When Strephon looks into Celia's chest--which is characterized as "Pandora's Box," the box that contains all the evils in the world--he's hit with "Vapours."  But, as he feels the bottom of the chest, he finds "such vile Machine" that his horrified reaction is that "she better learn to keep/Those Secrets of the hoary deep!"  This is undoubtedly a reference to what in polite society is called a "sex toy," and even in the context of this poem, is a bit startling.

Strephon is so horrified by what he finds during his search that he can no longer see the charms in Celia or other women, and Swift notes that Strephon needs to see women as Swift does--look at the result and forget how the result is obtained.
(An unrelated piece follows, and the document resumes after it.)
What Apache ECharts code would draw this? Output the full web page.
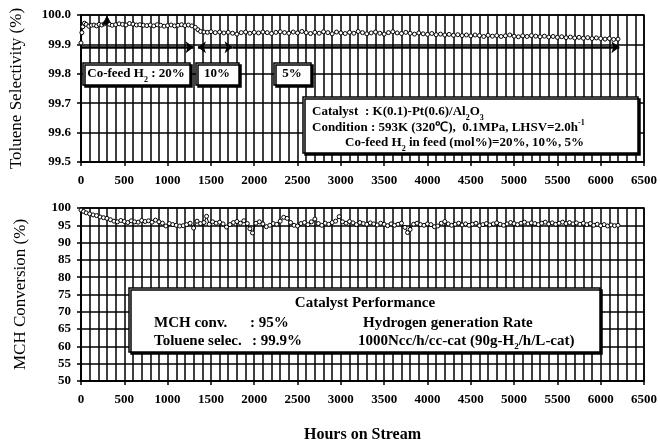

Lady Mary Wortley Montagu's is a much more light-hearted, generally non-scatalogical (until the last two lines) poem not based on mock heroics.  Montagu essentially has "Doctor Swift," emphasizing that he's a cleric, meeting his "dearest Betty," who happens to be a prostitute and whom Montagu describes as "this dull hard hearted creature" who accepts four Pounds (a significant sum) for her companionship.

In addition to satirizing Swift himself, she manages to get a dig in at Alexander Pope, one of Swift's friends and part of his literary circle, who wrote a blistering satire against Montagu as "Sappho."  According to Montagu, Pope's writing is "so much rhyme and little reason."

When Swift attempts to engage in sex with Betty, and apparently cannot, he blames his inability on Betty's "damned close stool so near my nose," reminding the reader that a chamberpot was kept right under the bed for convenience, and in an echo of Swift's satire on Celia, Montagu has Swift cry out, "Your dirty smock, and stinking toes/Would make a Hercules as tame/As any beau. . . ."

After demanding his money Swift and threatening to describe Betty's dressing room, Betty responds, "I'm glad you'll write/You'll furnish paper when I shite," directly comparing his poetry to toilet paper.

Both poems accomplish their satiric goals admirably.